Однажды утром к её двери постучал гонец.
— Миледи, господин Войд болен. Просит вас приехать.
Он лежал в постели, лицо — серое, дыхание — частое. Узнал её. Кивнул.
Врач сказал, что началась та же лихорадка, что и у его матери много лет назад. Эрине не знала её, но видела, как он смотрит на неё — не с надеждой, не с раскаянием, а с тихим удивлением, будто не верит, что она пришла. Она осталась. Меняла примочки, варила отвары, сидела у постели. Он не просил помощи. Не жаловался. Только иногда, в полусне, шептал: «Не уходи».
Его пальцы сжимали её ладонь — крепко, без нежности, как тонущий хватает доску.
На четвёртый день он пришёл в себя. Посмотрел на неё. Попросил воды. Выпил, не отводя глаз.
— Ты здесь, — сказал он.
— Ты позвал.
— Я не думал, что ты придёшь.
— Я тоже не думала.
Он кивнул. Замолчал. Через час, не глядя на неё:
— Прости меня. За всё.
Она не ответила. Просто сидела рядом.
Он умер под рассвет. Тихо. Просто перестал дышать — и всё.
Она сидела у постели, пока за окном не начало светлеть.
Потом встала, поправила одеяло на его плечах и вышла.
***
За окном сгущались сумерки.
В доме было тихо.
Тот мир кончился.
Тот путь — пройден.
Тот брак — расторгнут.
Тот человек — ушёл.
Глава восемнадцатая.
Эрине носила траур.
Не из скорби. Не из долга.
Просто так было проще — меньше вопросов, меньше слов.
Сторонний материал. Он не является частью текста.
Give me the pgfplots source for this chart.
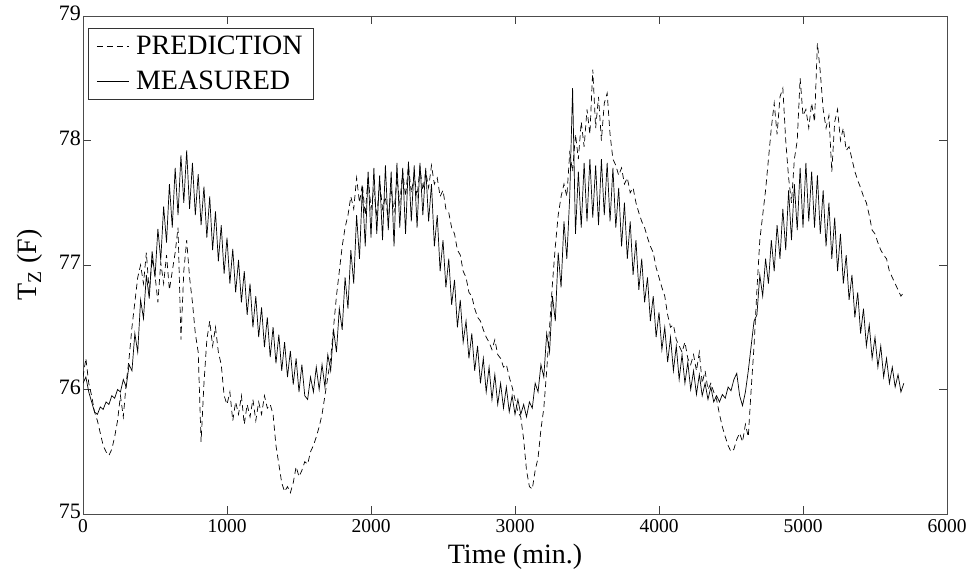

Для всех она оставалась вдовой.
А сердце её давно жило в другом месте — там, где пахло полынью и утренней росой.
Сестра с мужем пригласили её на свадьбу друга семьи.
— Поедешь? — спросила Ирма. — Дети будут рады. Да и тебе… пора выйти из тени.
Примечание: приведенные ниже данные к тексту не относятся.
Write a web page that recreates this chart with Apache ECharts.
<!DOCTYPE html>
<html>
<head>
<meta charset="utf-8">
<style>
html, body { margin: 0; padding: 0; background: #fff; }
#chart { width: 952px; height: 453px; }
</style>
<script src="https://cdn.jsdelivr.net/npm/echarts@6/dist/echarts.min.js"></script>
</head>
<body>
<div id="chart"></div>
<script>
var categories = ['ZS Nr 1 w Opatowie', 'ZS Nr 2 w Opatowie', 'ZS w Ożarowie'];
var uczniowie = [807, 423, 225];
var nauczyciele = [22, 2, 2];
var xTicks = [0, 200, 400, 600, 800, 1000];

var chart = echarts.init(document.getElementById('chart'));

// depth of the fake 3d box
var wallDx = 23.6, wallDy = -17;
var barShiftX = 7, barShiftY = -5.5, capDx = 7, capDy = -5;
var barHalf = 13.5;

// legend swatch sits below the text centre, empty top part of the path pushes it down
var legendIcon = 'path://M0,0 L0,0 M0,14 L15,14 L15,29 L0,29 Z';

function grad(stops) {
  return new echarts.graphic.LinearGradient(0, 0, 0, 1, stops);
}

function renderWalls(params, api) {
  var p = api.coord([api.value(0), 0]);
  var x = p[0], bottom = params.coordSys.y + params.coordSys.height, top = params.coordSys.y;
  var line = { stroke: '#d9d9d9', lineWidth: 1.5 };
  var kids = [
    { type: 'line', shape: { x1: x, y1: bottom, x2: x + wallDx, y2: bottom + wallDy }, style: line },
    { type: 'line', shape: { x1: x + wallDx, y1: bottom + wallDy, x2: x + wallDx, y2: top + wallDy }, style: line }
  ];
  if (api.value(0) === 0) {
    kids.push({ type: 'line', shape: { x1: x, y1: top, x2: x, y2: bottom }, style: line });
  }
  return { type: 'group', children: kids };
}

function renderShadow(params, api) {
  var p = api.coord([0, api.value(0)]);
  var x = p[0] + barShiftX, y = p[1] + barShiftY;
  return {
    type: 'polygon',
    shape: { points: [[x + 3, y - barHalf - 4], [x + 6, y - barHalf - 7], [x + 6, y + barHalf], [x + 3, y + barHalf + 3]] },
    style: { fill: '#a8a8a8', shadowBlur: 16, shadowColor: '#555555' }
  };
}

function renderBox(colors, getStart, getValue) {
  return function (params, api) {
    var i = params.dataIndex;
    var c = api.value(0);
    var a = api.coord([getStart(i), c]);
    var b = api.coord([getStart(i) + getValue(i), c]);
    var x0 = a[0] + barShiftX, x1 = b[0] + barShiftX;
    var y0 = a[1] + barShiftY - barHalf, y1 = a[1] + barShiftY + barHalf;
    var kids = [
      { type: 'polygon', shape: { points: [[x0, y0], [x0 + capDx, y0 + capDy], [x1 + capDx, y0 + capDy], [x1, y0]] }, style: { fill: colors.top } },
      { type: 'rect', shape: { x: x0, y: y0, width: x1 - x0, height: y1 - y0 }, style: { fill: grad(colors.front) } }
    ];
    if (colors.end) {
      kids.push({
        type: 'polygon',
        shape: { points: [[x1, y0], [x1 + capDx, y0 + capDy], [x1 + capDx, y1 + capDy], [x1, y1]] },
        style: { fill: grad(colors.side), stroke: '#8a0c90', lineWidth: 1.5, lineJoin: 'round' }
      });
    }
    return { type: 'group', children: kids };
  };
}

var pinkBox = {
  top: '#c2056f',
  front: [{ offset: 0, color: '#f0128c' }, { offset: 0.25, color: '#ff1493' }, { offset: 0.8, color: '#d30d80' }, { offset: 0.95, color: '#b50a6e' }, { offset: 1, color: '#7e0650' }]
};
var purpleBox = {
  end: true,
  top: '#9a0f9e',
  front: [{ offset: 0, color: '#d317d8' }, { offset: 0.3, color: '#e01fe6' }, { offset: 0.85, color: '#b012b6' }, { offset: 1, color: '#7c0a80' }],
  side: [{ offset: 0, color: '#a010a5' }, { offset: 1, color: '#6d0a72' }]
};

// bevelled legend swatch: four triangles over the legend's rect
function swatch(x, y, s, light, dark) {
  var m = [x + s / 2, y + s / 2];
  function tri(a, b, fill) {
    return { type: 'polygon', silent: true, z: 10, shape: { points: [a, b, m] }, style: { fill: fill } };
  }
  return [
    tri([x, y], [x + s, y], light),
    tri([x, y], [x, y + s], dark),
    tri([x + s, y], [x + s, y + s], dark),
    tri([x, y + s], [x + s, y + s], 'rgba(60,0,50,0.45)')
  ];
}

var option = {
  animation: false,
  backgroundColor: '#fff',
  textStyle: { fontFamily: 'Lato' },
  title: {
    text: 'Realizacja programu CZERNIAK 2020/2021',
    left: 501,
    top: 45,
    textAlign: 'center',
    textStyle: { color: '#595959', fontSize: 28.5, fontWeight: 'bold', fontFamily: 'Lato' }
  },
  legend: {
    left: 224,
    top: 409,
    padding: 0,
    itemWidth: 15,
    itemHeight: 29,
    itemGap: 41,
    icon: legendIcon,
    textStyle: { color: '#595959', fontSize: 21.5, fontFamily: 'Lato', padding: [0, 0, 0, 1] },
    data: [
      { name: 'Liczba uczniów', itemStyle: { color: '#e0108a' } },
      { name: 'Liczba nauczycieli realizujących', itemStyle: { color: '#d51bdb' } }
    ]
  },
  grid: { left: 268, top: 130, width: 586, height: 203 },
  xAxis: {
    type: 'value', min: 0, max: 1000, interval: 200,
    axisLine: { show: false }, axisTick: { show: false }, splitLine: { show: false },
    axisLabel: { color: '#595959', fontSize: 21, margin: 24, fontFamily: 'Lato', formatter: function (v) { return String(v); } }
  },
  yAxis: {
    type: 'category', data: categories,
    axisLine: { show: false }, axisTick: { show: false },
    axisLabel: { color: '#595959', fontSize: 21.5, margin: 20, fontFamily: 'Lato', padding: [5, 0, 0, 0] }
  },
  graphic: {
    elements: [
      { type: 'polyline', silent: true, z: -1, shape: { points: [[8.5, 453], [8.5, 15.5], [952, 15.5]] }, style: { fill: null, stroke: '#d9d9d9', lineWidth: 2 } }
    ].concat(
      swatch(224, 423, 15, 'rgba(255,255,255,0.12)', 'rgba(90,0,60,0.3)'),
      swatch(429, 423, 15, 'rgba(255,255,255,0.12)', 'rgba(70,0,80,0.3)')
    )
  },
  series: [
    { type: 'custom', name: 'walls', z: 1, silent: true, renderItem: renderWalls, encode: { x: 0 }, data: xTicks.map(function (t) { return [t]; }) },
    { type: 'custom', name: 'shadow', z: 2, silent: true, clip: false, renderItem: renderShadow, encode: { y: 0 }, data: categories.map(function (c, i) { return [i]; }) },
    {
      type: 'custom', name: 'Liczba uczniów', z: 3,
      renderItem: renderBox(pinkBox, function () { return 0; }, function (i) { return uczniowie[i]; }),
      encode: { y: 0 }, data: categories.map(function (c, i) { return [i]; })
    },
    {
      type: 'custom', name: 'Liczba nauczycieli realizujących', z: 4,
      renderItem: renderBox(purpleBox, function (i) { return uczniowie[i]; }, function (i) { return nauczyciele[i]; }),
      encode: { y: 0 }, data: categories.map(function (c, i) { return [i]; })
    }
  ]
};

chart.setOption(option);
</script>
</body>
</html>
Эрине нехотя коротко кивнула.
Храм стоял в лесу, на холме, где сосны росли плотно, как стены. Дорога к нему была усыпана иголками, а воздух — напоён смолой и тишиной.
Внутри — свет падал сквозь высокие окна, окрашивая каменный пол в золотисто-зелёные пятна. Стены украшали простые гобелены — без золота, без пышности, только ветви деревьев и птицы в полёте.
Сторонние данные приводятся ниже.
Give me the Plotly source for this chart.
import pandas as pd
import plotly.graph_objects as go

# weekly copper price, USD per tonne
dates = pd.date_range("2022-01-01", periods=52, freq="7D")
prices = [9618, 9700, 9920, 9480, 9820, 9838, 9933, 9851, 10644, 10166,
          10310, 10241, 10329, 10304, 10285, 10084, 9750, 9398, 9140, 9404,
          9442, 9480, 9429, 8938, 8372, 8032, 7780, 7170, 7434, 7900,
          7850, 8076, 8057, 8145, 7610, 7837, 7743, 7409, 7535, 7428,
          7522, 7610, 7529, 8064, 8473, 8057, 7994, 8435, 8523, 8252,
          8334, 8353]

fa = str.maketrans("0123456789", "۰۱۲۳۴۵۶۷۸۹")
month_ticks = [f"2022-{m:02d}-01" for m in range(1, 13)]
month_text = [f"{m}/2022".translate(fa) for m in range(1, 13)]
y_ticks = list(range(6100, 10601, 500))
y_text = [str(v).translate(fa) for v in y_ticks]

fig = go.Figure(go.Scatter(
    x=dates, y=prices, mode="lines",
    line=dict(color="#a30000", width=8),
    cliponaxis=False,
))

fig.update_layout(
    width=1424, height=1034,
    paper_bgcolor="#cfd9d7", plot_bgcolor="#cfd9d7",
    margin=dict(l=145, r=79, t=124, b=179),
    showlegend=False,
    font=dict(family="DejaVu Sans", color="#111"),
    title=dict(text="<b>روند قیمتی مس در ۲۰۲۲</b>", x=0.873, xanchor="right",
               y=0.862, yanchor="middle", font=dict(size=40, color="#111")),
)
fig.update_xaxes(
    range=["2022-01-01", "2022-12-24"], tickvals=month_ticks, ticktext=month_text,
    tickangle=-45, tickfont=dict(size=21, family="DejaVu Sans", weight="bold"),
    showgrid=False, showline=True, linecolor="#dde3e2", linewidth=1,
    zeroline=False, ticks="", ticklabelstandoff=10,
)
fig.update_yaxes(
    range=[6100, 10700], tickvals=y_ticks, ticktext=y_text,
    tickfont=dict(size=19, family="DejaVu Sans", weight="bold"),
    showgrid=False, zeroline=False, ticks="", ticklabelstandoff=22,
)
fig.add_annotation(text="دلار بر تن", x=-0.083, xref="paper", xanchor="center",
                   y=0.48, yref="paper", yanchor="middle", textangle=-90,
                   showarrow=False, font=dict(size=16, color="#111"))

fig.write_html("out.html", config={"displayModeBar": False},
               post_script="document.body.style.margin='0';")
Гости сидели тихо. Жених стоял у алтаря — высокий, в белоснежном камзоле с серебристой вышивкой, руки, сложены за спиной. Лицо — спокойное, но глаза —будто ждут чуда.
Эрине сидела в третьем ряду. На её шее — традиционное траурное колье, единственное напоминание о том, что она всё ещё вдова.
На коленях у нее вертелась Сера, в белом платьице с вышитыми васильками.
Двери отворились.
Невеста вошла под руку отца. Платье — простое, без шлейфа, с полевыми цветами в волосах. Она шла легко, почти весело, будто не на свадьбу, а на встречу с солнцем.
Отец довёл её до алтаря, поцеловал в лоб и отступил.
Он обернулся и Эрине перестала дышать.
Перед ней стоял он. О, Бори! ОН!!
Скулы — всё те же.
Только теперь и в волосах, и в короткой, ухоженной бороде лёгкая седина, совсем чуть-чуть, как первый иней на утренней траве.
Всё остальное — прежнее: та же линия подбородка, тот же непослушный завиток у виска, тот же взгляд, что заставлял её сердце замирать.
губы…
Те самые губы, что касались её шеи, плеч, внутренней стороны бёдер —жадно, внимательно, будто читали карту.
Что оставляли на коже лёгкое жжение, от которого она потом не могла думать ни о чём другом.
Что целовали её так, как будто больше не будет завтра.
Она пыталась забыть это годами.
Но тело узнало — мгновенно, без спроса, с той же дрожью, что и тогда.
Глаза не изменились. Зелёные. Тихие. Те, в которые она смотрела, когда всё остальное исчезало.